How bored are you right this second? Do you currently find yourself tossing pencils upward in an attempt to harpoon the office ceiling? Maybe you’re on the couch binging this year’s Yule Log on Netflix for the second time while scrambling to complete last minute online gift shopping. In the midst of these activities you may begin to wish you had the ability to time travel and control time and space at your will. I’m happy to announce that this holiday season the power described has now been granted to you…sort of.

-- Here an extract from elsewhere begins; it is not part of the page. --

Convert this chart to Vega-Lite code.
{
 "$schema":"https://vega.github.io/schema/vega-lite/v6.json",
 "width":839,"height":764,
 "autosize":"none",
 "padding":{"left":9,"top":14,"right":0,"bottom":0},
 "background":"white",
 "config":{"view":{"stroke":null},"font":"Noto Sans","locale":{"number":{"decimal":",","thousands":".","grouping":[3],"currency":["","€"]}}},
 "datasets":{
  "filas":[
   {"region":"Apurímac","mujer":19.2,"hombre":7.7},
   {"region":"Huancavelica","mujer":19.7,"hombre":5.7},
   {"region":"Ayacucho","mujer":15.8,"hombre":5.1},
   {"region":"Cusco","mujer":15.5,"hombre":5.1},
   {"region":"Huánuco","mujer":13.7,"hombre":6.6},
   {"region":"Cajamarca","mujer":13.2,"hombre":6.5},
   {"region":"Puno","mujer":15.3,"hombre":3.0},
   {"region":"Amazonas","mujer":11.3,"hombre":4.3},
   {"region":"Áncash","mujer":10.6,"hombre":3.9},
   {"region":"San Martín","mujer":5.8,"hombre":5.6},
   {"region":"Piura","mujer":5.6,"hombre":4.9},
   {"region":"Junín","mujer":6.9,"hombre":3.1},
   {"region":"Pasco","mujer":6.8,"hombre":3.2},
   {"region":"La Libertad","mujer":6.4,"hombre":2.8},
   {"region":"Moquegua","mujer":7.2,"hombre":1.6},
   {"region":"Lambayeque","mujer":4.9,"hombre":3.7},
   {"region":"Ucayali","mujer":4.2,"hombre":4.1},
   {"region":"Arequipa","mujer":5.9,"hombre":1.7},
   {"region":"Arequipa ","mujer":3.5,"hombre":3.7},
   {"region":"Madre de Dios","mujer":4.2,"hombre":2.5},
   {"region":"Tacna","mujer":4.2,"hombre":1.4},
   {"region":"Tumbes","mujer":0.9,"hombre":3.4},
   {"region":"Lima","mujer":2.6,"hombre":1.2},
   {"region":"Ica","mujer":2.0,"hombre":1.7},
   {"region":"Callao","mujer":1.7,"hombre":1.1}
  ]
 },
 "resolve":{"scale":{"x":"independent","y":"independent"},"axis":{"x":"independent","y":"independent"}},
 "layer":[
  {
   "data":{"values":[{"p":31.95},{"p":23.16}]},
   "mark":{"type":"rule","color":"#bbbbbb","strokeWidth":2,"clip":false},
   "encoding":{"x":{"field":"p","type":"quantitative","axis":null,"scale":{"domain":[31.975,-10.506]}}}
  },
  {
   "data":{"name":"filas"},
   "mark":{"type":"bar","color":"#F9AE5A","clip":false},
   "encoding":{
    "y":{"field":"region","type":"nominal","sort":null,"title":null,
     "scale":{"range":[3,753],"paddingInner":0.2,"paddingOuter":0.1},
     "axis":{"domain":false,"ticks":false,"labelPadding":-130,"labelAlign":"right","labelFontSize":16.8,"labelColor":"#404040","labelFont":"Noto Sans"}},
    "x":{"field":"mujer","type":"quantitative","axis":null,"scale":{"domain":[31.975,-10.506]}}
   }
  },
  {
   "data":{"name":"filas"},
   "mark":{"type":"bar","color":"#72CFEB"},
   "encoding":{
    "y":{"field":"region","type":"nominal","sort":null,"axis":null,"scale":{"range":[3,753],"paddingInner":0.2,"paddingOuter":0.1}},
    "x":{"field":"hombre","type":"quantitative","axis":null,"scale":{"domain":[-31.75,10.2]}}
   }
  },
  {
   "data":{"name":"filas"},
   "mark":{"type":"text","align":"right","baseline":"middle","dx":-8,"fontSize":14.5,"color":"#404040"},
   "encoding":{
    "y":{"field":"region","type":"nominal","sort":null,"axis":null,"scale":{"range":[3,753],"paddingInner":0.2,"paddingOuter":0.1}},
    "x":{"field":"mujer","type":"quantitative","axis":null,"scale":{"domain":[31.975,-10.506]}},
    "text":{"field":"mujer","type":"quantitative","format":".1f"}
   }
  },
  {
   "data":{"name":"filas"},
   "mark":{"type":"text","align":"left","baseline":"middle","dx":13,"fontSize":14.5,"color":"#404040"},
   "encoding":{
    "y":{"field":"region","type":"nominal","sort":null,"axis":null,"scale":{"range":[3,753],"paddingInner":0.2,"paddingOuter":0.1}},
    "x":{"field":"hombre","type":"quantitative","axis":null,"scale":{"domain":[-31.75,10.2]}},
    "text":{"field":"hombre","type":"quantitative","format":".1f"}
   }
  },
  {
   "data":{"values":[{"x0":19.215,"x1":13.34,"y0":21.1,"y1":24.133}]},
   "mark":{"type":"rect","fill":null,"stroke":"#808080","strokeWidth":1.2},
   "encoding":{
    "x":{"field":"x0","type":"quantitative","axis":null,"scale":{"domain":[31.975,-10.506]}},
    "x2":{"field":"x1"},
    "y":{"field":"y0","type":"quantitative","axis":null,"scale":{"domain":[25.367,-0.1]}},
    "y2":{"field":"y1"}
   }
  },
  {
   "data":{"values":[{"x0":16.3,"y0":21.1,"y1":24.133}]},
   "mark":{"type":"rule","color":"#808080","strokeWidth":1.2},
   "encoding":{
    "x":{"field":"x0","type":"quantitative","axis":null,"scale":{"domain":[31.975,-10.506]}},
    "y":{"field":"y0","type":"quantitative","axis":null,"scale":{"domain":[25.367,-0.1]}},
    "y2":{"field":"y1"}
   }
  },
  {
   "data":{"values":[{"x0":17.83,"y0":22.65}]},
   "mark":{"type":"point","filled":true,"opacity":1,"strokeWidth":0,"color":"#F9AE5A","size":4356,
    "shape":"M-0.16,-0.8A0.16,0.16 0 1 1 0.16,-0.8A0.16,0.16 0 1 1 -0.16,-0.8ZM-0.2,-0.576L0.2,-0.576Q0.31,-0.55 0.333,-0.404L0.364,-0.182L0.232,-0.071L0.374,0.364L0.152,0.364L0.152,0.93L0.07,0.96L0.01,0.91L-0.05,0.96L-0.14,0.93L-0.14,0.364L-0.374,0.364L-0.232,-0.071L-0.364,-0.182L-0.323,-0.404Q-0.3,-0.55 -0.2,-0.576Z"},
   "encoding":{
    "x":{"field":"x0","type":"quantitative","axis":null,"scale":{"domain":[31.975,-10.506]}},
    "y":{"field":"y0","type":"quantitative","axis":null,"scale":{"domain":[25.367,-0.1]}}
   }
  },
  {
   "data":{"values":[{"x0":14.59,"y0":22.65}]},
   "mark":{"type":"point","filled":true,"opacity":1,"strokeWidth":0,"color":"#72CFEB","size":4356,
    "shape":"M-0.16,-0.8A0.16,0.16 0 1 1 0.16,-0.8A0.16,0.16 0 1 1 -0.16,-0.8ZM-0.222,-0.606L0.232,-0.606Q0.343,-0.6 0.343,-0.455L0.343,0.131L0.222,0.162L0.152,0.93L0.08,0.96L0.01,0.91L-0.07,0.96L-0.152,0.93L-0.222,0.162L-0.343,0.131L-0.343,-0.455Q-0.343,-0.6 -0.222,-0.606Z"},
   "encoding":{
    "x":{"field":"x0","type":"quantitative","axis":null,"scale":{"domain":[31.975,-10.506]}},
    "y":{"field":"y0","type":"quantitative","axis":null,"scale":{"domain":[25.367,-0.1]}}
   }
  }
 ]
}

Since 1984 there have been annual mosaics painstakingly stitched together from satellite imagery of our earth’s surface. The public now has full, interactive access to these maps thanks to the work of Carnegie Mellon University’s CREATE Lab and their Time Machine Library, along with the dedicated effort put forth by the team at Google. Together they have managed to painstakingly transform this immense, static archive of imagery into a user-friendly and navigable tool for exploring the face of our dynamic earth. The resulting images are visually striking and breathtaking in their intricate detail and scope.
It took the folks at Google to upgrade these choppy visual sequences from crude flip-book quality to true video footage. With the help of massive amounts of computer muscle, they have scrubbed away cloud cover, filled in missing pixels, digitally stitched puzzle-piece pictures together, until the growing, thriving, sometimes dying planet is revealed in all its dynamic churn. The images are striking not just because of their vast sweep of geography and time but also because of their staggering detail. Consider: a standard TV image uses about one-third of a million pixels per frame, while a high-definition image uses 2 million. The Landsat images, by contrast, weigh in at 1.8 trillion pixels per frame, the equivalent of 900,000 high-def TVs assembled into a single mosaic.
Along with the obvious novelty inherent in watching your hometown expand outwards over the course of three decades in less than three seconds, this tool also gifts us an opportunity to reflect on how we have and continue to impact our planet.